WORK INSTRUCTIONS:
Repeat verbatim only the lines from the one with "What Plotly code" through the one with "positions = list(range(1, 14))", both ends kept. Pictures stay out.

RECORDS PROVIDED:
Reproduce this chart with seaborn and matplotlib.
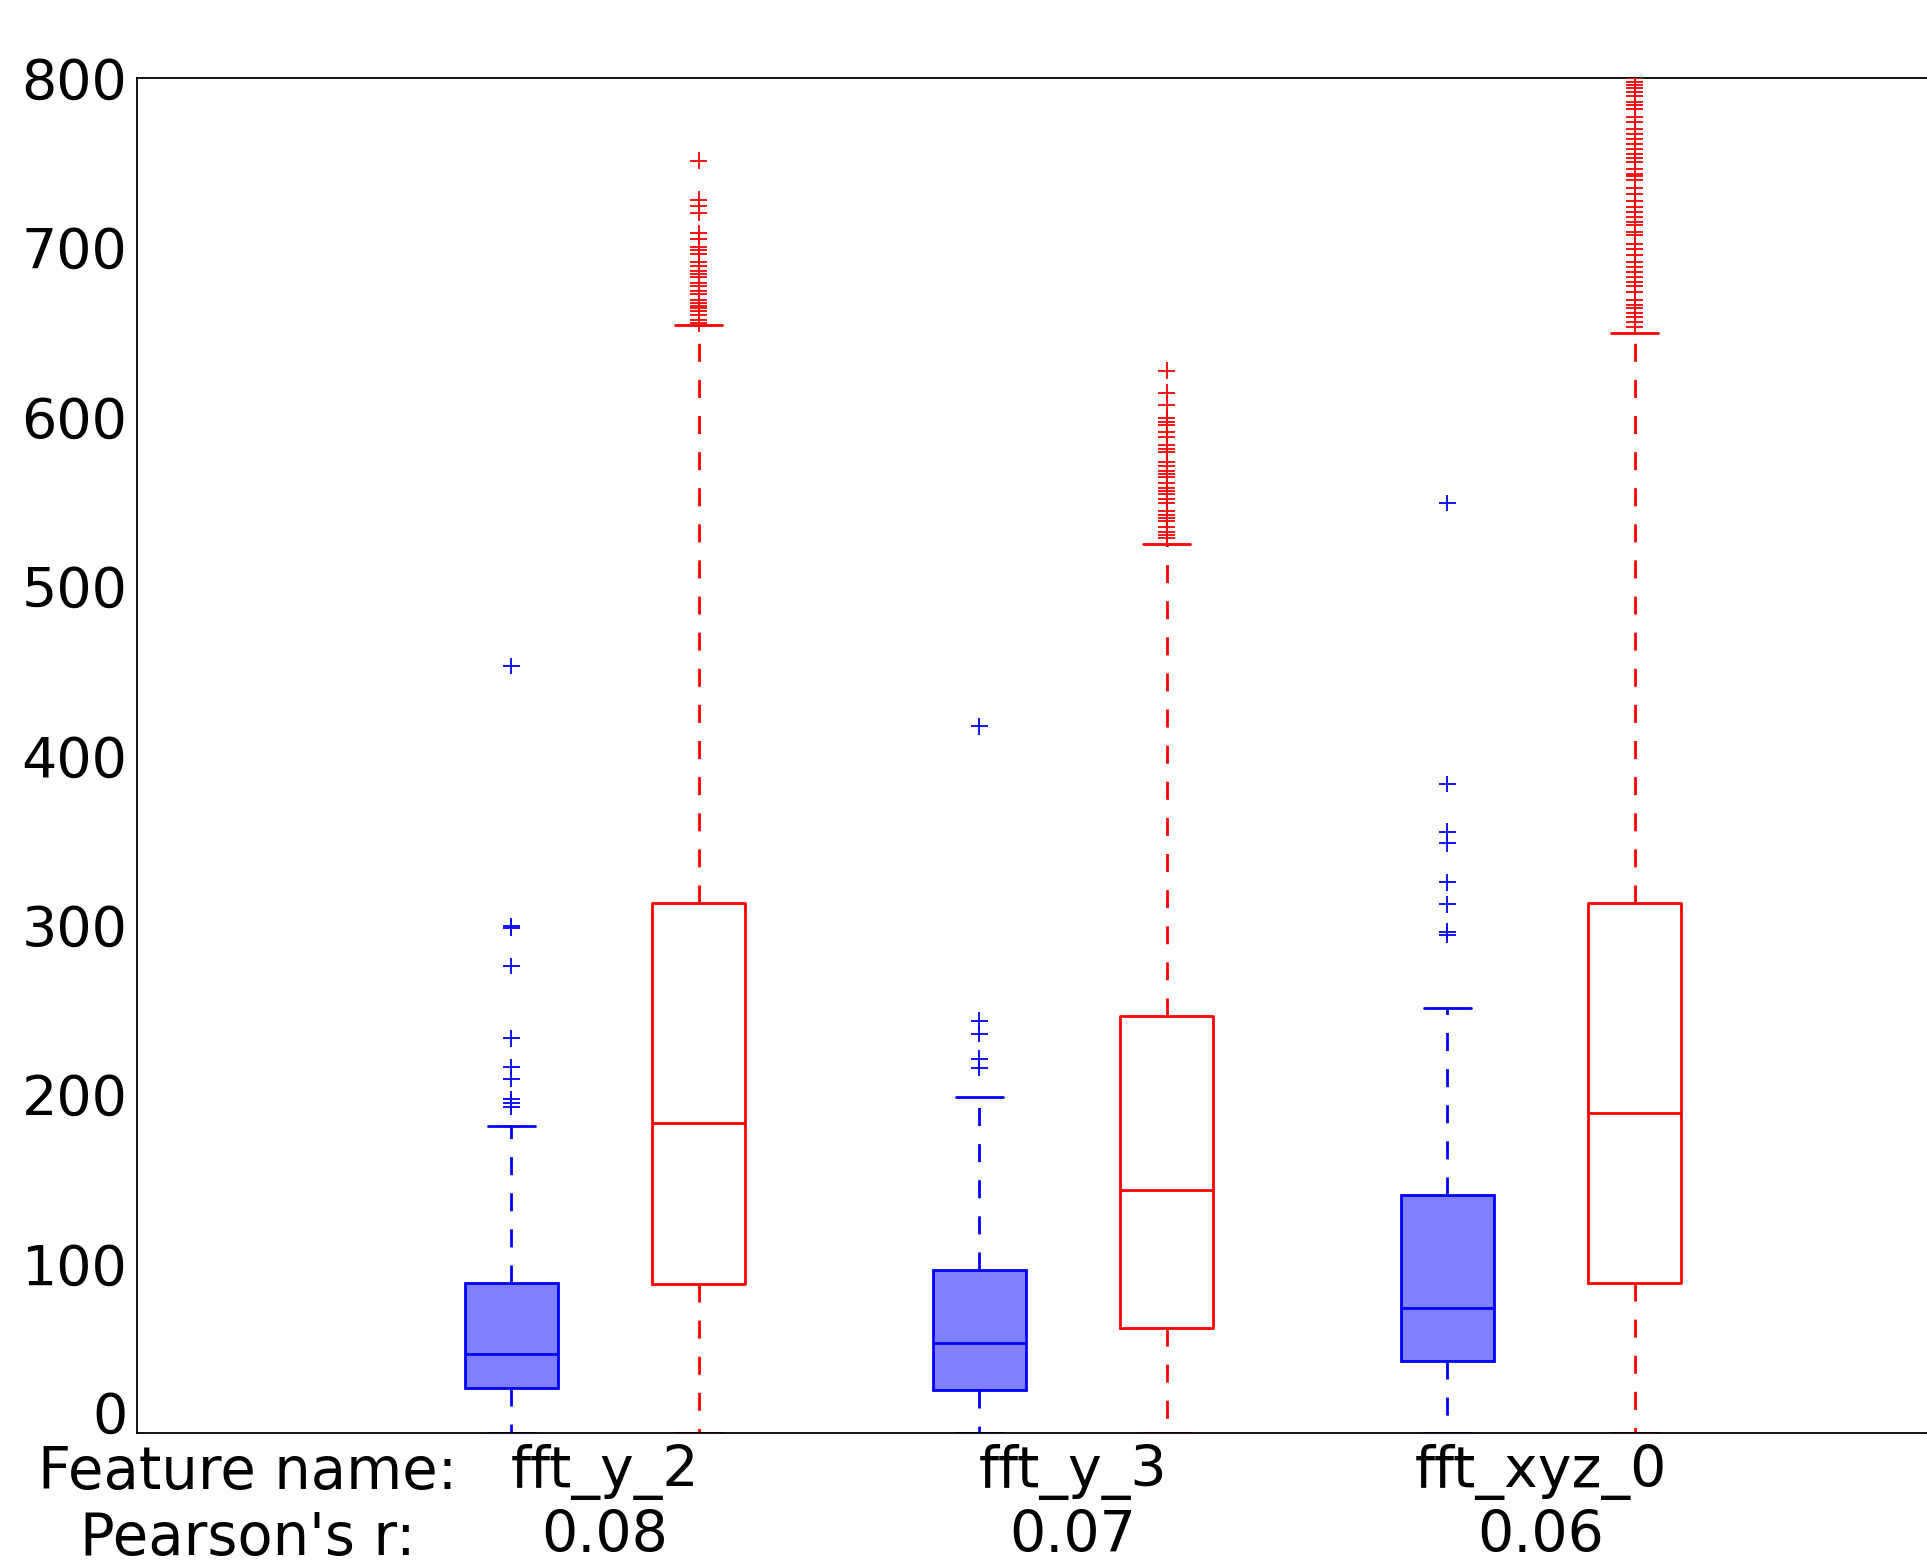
import numpy as np
import pandas as pd
import matplotlib
matplotlib.use("Agg")
import matplotlib.pyplot as plt
import seaborn as sns

features = ['fft_y_2', 'fft_y_3', 'fft_xyz_0']
pearson_r = [0.08, 0.07, 0.06]
classes = ['low', 'high']

# five number summaries: whisker low, q1, median, q3, whisker high
low_box = {
    'fft_y_2': [0, 26.4, 46.4, 88.7, 181],
    'fft_y_3': [0, 25.4, 52.9, 96.2, 198.5],
    'fft_xyz_0': [0, 42.8, 74, 140.7, 251],
}
high_box = {
    'fft_y_2': [0, 88, 183, 312.6, 654],
    'fft_y_3': [0, 62, 143.4, 246, 524.5],
    'fft_xyz_0': [0, 88.5, 188.6, 312.6, 649],
}

# outliers ('+' markers)
low_out = {
    'fft_y_2': [452.7, 299, 298, 275.6, 233, 216, 209, 197, 195, 192.6],
    'fft_y_3': [417, 243.4, 235.5, 221, 215.7],
    'fft_xyz_0': [549, 383, 355, 348, 325, 312, 296, 294],
}
high_out = {
    'fft_y_2': [751, 728, 724, 720, 708, 705, 700, 698, 696, 691, 689, 686, 684, 682,
                679, 677, 674, 672, 669, 667, 665, 664, 662, 660, 657, 655],
    'fft_y_3': [627, 614, 607, 599, 597, 595, 591, 588, 583, 581, 579, 573, 571, 568,
                566, 564, 561, 558, 556, 554, 551, 549, 544, 542, 540, 538, 535, 532,
                530, 528],
    'fft_xyz_0': [799.6, 797.6, 795.6, 793.7, 791.7, 789, 785.7, 783.8, 781.3, 776.5,
                  774, 769.5, 766.7, 764, 761, 757.6, 755, 752.8, 750, 746.3, 743.3,
                  741.7, 739.5, 734.6, 731, 727.3, 723.8, 720.8, 717.9, 715, 713, 709,
                  707, 702, 699, 695, 691, 688, 685, 682.5, 679.5, 677, 673.6, 668.7,
                  665.7, 663.8, 661.2, 658.8, 655.9, 653],
}


def to_long(d, cls):
    rows = []
    for f in features:
        for v in d[f]:
            rows.append({'feature': f, 'cls': cls, 'value': v})
    return pd.DataFrame(rows)


df_box = pd.concat([to_long(low_box, 'low'), to_long(high_box, 'high')], ignore_index=True)
df_out = pd.concat([to_long(low_out, 'low'), to_long(high_out, 'high')], ignore_index=True)

sns.set_style('white')
plt.rcParams['font.family'] = ['DejaVu Sans']
plt.rcParams['text.color'] = 'black'
plt.rcParams['xtick.color'] = 'black'
plt.rcParams['ytick.color'] = 'black'

fig = plt.figure(figsize=(19.27, 15.67), dpi=100)
ax = fig.add_axes([0.0711, 0.0855, 0.9715, 0.865])

dash = (0, (6.5, 6.5))
common = dict(x='feature', y='value', hue='cls', hue_order=classes, order=features,
              dodge=True, width=0.8, gap=0.5, whis=(0, 100), showfliers=False,
              saturation=1, linewidth=2, legend=False, ax=ax)

sns.boxplot(data=df_box[df_box['cls'] == 'low'], fill=True,
            palette={'low': '#8080ff', 'high': 'white'}, linecolor='blue',
            whiskerprops={'linestyle': dash}, **common)
sns.boxplot(data=df_box[df_box['cls'] == 'high'], fill=False,
            palette={'low': 'blue', 'high': 'red'},
            whiskerprops={'linestyle': dash}, **common)

sns.stripplot(data=df_out, x='feature', y='value', hue='cls', hue_order=classes,
              order=features, dodge=True, jitter=False, marker='+', size=12,
              linewidth=1.3, palette={'low': 'blue', 'high': 'red'},
              legend=False, ax=ax)

ax.set_xlim(-1, 3)
ax.set_ylim(0, 800)
ax.set_yticks(range(0, 801, 100))
ax.set_xticks(range(len(features)))
ax.set_xticklabels([f"{f}\n{r:.2f}" for f, r in zip(features, pearson_r)],
                   linespacing=1.2, color='black')
ax.set_xlabel('')
ax.set_ylabel('')
ax.tick_params(axis='x', direction='in', length=8, width=1, pad=8,
               labelsize=41)
ax.tick_params(axis='y', length=0, pad=7, labelsize=40)
ax.get_yticklabels()[0].set_va('baseline')
for sp in ax.spines.values():
    sp.set_color('black')
    sp.set_linewidth(1.3)

trans, va, ha = ax.get_xaxis_text1_transform(8)
ax.text(-0.763, 0, "Feature name:\nPearson's r:", transform=trans, va=va,
        ha='center', fontsize=41.5, linespacing=1.2, color='black')

fig.savefig('out.png', dpi=100)
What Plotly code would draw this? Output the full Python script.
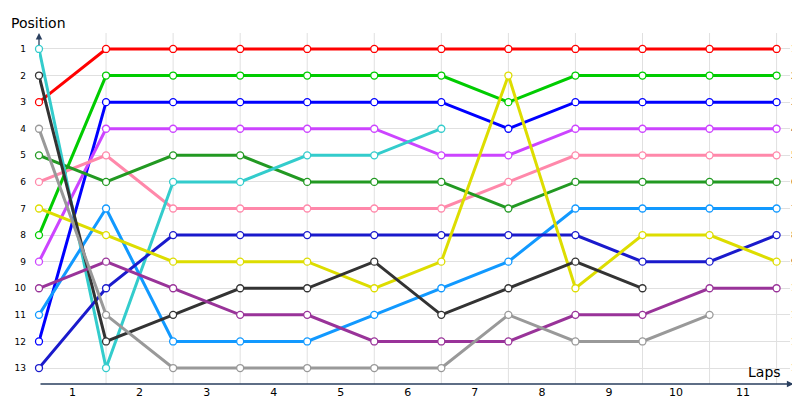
import plotly.graph_objects as go

laps = list(range(12))
lap_labels = [str(i) for i in range(1, 12)]
positions = list(range(1, 14))

series = {
    "red": [3, 1, 1, 1, 1, 1, 1, 1, 1, 1, 1, 1],
    "green": [8, 2, 2, 2, 2, 2, 2, 3, 2, 2, 2, 2],
    "blue": [12, 3, 3, 3, 3, 3, 3, 4, 3, 3, 3, 3],
    "magenta": [9, 4, 4, 4, 4, 4, 5, 5, 4, 4, 4, 4],
    "pink": [6, 5, 7, 7, 7, 7, 7, 6, 5, 5, 5, 5],
    "darkgreen": [5, 6, 5, 5, 6, 6, 6, 7, 6, 6, 6, 6],
    "cyan": [1, 13, 6, 6, 5, 5, 4],
    "lightblue": [11, 7, 12, 12, 12, 11, 10, 9, 7, 7, 7, 7],
    "navy": [13, 10, 8, 8, 8, 8, 8, 8, 8, 9, 9, 8],
    "yellow": [7, 8, 9, 9, 9, 10, 9, 2, 10, 8, 8, 9],
    "black": [2, 12, 11, 10, 10, 9, 11, 10, 9, 10],
    "violet": [10, 9, 10, 11, 11, 12, 12, 12, 11, 11, 10, 10],
    "gray": [4, 11, 13, 13, 13, 13, 13, 11, 12, 12, 11],
}
colors = {
    "red": "#ff0000", "green": "#00cc00", "blue": "#0000ff", "magenta": "#cc44ff",
    "pink": "#ff88aa", "darkgreen": "#229922", "cyan": "#33cccc", "lightblue": "#1199ff",
    "navy": "#1a1acc", "yellow": "#dddd00", "black": "#333333", "violet": "#993399",
    "gray": "#999999",
}

fig = go.Figure()
for name, vals in series.items():
    fig.add_trace(go.Scatter(
        x=laps[:len(vals)], y=vals, mode="lines+markers", name=name,
        line=dict(color=colors[name], width=3),
        marker=dict(size=7, color="white", line=dict(color=colors[name], width=1.3)),
        cliponaxis=False))
# invisible trace for the right-hand axis
fig.add_trace(go.Scatter(x=[0], y=[1], yaxis="y2", mode="markers",
                         marker=dict(opacity=0), hoverinfo="skip"))

fig.update_layout(
    width=800, height=400, showlegend=False,
    margin=dict(l=31, r=18, t=25, b=24, autoexpand=False),
    plot_bgcolor="white", paper_bgcolor="white",
    font=dict(family="DejaVu Sans", size=10, color="#000000"),
    xaxis=dict(range=[0, 11.2], tickvals=[i + 0.5 for i in range(11)], ticktext=lap_labels,
               showgrid=False, zeroline=False, showline=False, ticks="", automargin=False,
               tickfont=dict(size=11)),
    yaxis=dict(range=[13.6, 0.4], tickvals=positions, ticktext=[str(p) for p in positions],
               showgrid=True, gridcolor="#e0e0e0", zeroline=False, ticks="", automargin=False,
               ticklabelstandoff=12, tickfont=dict(size=9)),
    yaxis2=dict(range=[13.6, 0.4], overlaying="y", side="right", tickvals=positions,
                ticktext=[str(p) for p in positions], showgrid=False, zeroline=False,
                ticks="", automargin=False, tickfont=dict(size=9)),
)
# vertical grid at lap boundaries
for i in laps[1:]:
    fig.add_shape(type="line", x0=i, x1=i, y0=0, y1=1, yref="paper",
                  line=dict(color="#e0e0e0", width=1), layer="below")
# axes with arrows
fig.add_annotation(x=0, y=1.0, ax=0, ay=13.6, xref="x", yref="paper", axref="x", ayref="y",
                   showarrow=True, arrowhead=2, arrowsize=1, arrowwidth=1.3, text="")
fig.add_annotation(x=11.25, y=13.6, ax=0, ay=13.6, xref="x", yref="y", axref="x", ayref="y",
                   showarrow=True, arrowhead=2, arrowsize=1, arrowwidth=1.3, text="")
fig.add_annotation(x=0, y=1.0, xref="paper", yref="paper", yanchor="bottom", xanchor="left",
                   xshift=-30, yshift=0, text="Position", showarrow=False, font=dict(size=14))
fig.add_annotation(x=11.1, y=13.6, xref="x", yref="y", yanchor="bottom", xanchor="right",
                   yshift=2, text="Laps", showarrow=False, font=dict(size=14))

fig.write_html("out.html")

COMPLETED EXERCISE:
What Plotly code would draw this? Output the full Python script.
import plotly.graph_objects as go

laps = list(range(12))
lap_labels = [str(i) for i in range(1, 12)]
positions = list(range(1, 14))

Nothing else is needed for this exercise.